As the suit details, many protesters were caught off guard by a curfew the suit contends wasn't even announced until anywhere from minutes before, to minutes after, it was set to take effect. Chicago government's failure to notify protesters was exacerbated when the city also halted public transportation and ordered bridges downtown to be raised. Those actions by the city trapped many protesters downtown, both mandating they go home and leaving them without any legal or practical means to do so.

Left without other options, some protesters trapped by the city's furtive curfew and closures sought refuge at CFS after several tweets invited them to do so.

"Two aldermen and other frontline organizers tweeted to let protesters know to head to the Freedom School if they needed free food, or just to charge their phones and drink some water," Block Club Chicago reported. "The school was also organizing rides home for protesters stranded due to the curfew and [transit] stoppage."

Police came, too, accompanying city regulators, the suit details. Once there, they "demanded entry" to the CFS facilities. Rebuffed, the suit alleges, they "conducted an illegal raid." Inside, they claimed they saw CFS "serving large quantities of food without a proper retail food establishment license."

CFS counters that it bought commercially made pizzas and snacks (including bottled water and Clif bars) for the protestors.

"[CFS] provided hungry young people with take-out pizza, granola bars, and bottled water," says attorney Joey L. Mogul of the People's Law Office in Chicago, which is representing CFS in its suit against the city, in an email to me this week. "Practically every youth organization in the City of Chicago provides young people the same types of food as part of their programming and practice."

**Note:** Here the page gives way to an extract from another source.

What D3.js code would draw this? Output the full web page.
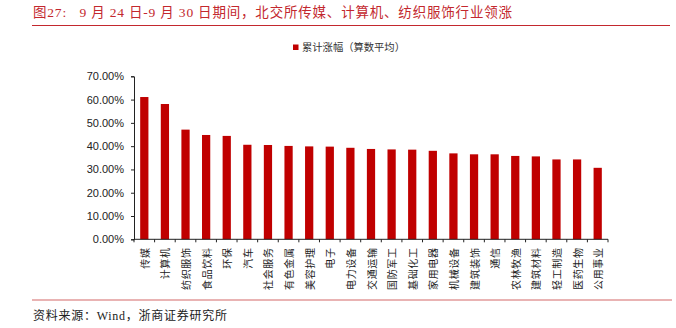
<!DOCTYPE html>
<html>
<head>
<meta charset="utf-8">
<script src="https://cdn.jsdelivr.net/npm/d3@7/dist/d3.min.js"></script>
<style>
  html, body { margin: 0; padding: 0; background: #fff; }
  svg { display: block; }
  .pre { white-space: pre; }
</style>
</head>
<body>
<svg id="chart" width="676" height="328"></svg>
<script>
// Industry names (北交所 industries, 9/24 - 9/30)
const categories = ["传媒", "计算机", "纺织服饰", "食品饮料", "环保", "汽车", "社会服务", "有色金属",
  "美容护理", "电子", "电力设备", "交通运输", "国防军工", "基础化工", "家用电器", "机械设备",
  "建筑装饰", "通信", "农林牧渔", "建筑材料", "轻工制造", "医药生物", "公用事业"];
// Cumulative gain, arithmetic mean (%)
const gains = [61.1, 58.1, 47.1, 44.8, 44.4, 40.6, 40.5, 40.1, 39.9, 39.8, 39.3, 38.8, 38.6, 38.5,
  38.0, 36.9, 36.5, 36.5, 35.8, 35.6, 34.3, 34.3, 30.7];
const yTicks = [0, 10, 20, 30, 40, 50, 60, 70];
const seriesName = "累计涨幅（算数平均）";
const titleText = "图27:   9 月 24 日-9 月 30 日期间，北交所传媒、计算机、纺织服饰行业领涨";
const sourceText = "资料来源：Wind，浙商证券研究所";

const svg = d3.select("#chart");
const cjk = "'Noto Sans CJK SC', 'Noto Sans', sans-serif";
const mixed = "'Liberation Serif', 'Noto Sans CJK SC', serif";
const red = "#c00000";

// Title and rule
svg.append("text")
  .attr("class", "pre")
  .attr("x", 33).attr("y", 17)
  .attr("font-family", mixed).attr("font-size", 13.5)
  .attr("fill", "#c3282e")
  .attr("textLength", 479).attr("lengthAdjust", "spacing")
  .text(titleText);
svg.append("line")
  .attr("x1", 32).attr("x2", 670).attr("y1", 25.5).attr("y2", 25.5)
  .attr("stroke", "#c3282e").attr("stroke-width", 1);

// Legend
svg.append("rect").attr("x", 293).attr("y", 44.5).attr("width", 5.5).attr("height", 5.5).attr("fill", red);
svg.append("text")
  .attr("x", 302).attr("y", 51)
  .attr("font-family", cjk).attr("font-size", 10.3)
  .attr("fill", "#333")
  .text(seriesName);

// Plot area
const plotLeft = 134, plotRight = 608, plotTop = 76.3, plotBottom = 239.3;

const xb = d3.scaleBand().domain(categories).range([plotLeft, plotRight]).padding(0);
const x = d3.scaleBand().domain(categories).range([plotLeft, plotRight]).paddingInner(0.6).paddingOuter(0.3);
const y = d3.scaleLinear().domain([0, 70]).range([plotBottom, plotTop]);

// Bars
svg.append("g").selectAll("rect")
  .data(categories)
  .join("rect")
  .attr("x", d => x(d))
  .attr("width", x.bandwidth())
  .attr("y", (d, i) => y(gains[i]))
  .attr("height", (d, i) => plotBottom - y(gains[i]))
  .attr("fill", red);

// Y axis
const yAxis = svg.append("g")
  .attr("transform", `translate(${plotLeft},0)`)
  .call(d3.axisLeft(y).tickValues(yTicks).tickSize(3).tickPadding(7)
    .tickFormat(d => d3.format(".2f")(d) + "%"));
yAxis.select(".domain").attr("stroke", "#222");
yAxis.selectAll(".tick line").attr("stroke", "#222");
yAxis.selectAll("text")
  .attr("font-family", "'Liberation Sans', Arial, sans-serif")
  .attr("font-size", 11).attr("fill", "#222");

// X axis: ticks between categories
const xg = svg.append("g");
xg.append("line")
  .attr("x1", plotLeft).attr("x2", plotRight).attr("y1", plotBottom).attr("y2", plotBottom)
  .attr("stroke", "#222");
const boundaries = categories.map(d => xb(d)).concat([plotRight]);
xg.selectAll("line.tk")
  .data(boundaries)
  .join("line")
  .attr("class", "tk")
  .attr("x1", d => d).attr("x2", d => d)
  .attr("y1", plotBottom).attr("y2", plotBottom + 3)
  .attr("stroke", "#222");

// Category labels, rotated to read bottom-to-top
xg.selectAll("text")
  .data(categories)
  .join("text")
  .attr("transform", d => `translate(${xb(d) + xb.bandwidth() / 2},${247.5}) rotate(-90)`)
  .attr("text-anchor", "end")
  .attr("dominant-baseline", "central")
  .attr("font-family", cjk).attr("font-size", 10)
  .attr("letter-spacing", 0.6)
  .attr("fill", "#222")
  .text(d => d);

// Footer rule and source
svg.append("line")
  .attr("x1", 32).attr("x2", 672).attr("y1", 300).attr("y2", 300)
  .attr("stroke", "#e29a9a").attr("stroke-width", 1.5);
svg.append("text")
  .attr("x", 33).attr("y", 320)
  .attr("font-family", mixed).attr("font-size", 12)
  .attr("fill", "#222")
  .attr("textLength", 194).attr("lengthAdjust", "spacing")
  .text(sourceText);
</script>
</body>
</html>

Indeed, CFS appears to be no more an unlicensed foodservice establishment than is a church that offers communion wafers to congregants, an office that buys lunch for employees and guests, a soccer team that provides orange slices to players, or a nonprofit that offers thousands of free meals to Chicago police officers.

So why this raid? Mogul tells me the raid was "retaliation" against CFS by city police and regulators "for supporting the protestors and the demonstration against racist police violence."

I can't imagine the city will win this case. It deserves to lose. And I certainly hope it does.

But I think there's also a much larger point here. Chicago officials appear to view a community nonprofit that serves young black adults as some sort of licensing scofflaw because it bought and gave away free pizzas. Chicago officials also appear to believe that responding to that charitable act necessitated sending armed police officers to the nonprofit's doorstep.

If that's how Chicago officials treat nonprofits that serve vulnerable young members of the black community there, how must they treat black-owned for-profit businesses? 

That's not a Chicago-only problem. Not by a long shot. Consider this black-owned Baltimore business was raided by police so many times its owner sued the police—and won. In a column last month, I discussed the terrible history of armed police actions against unlicensed food vendors in New York City, many of whom are immigrants and people of color.

And if a spurious licensing raid results in a criminal record?

"Laws restricting licensing opportunities for workers with criminal records have a disproportionate impact on Black and Hispanic workers," a 2015 report prepared by the Obama administration noted.

For all these reasons and more, licensing reform must be a part of any effort to reduce the harms visited by the state upon black Americans and other marginalized communities. But first, Chicago's mayor, police department, and consumer protection head must apologize to the Chicago Freedom School and the young adults the group's work benefits.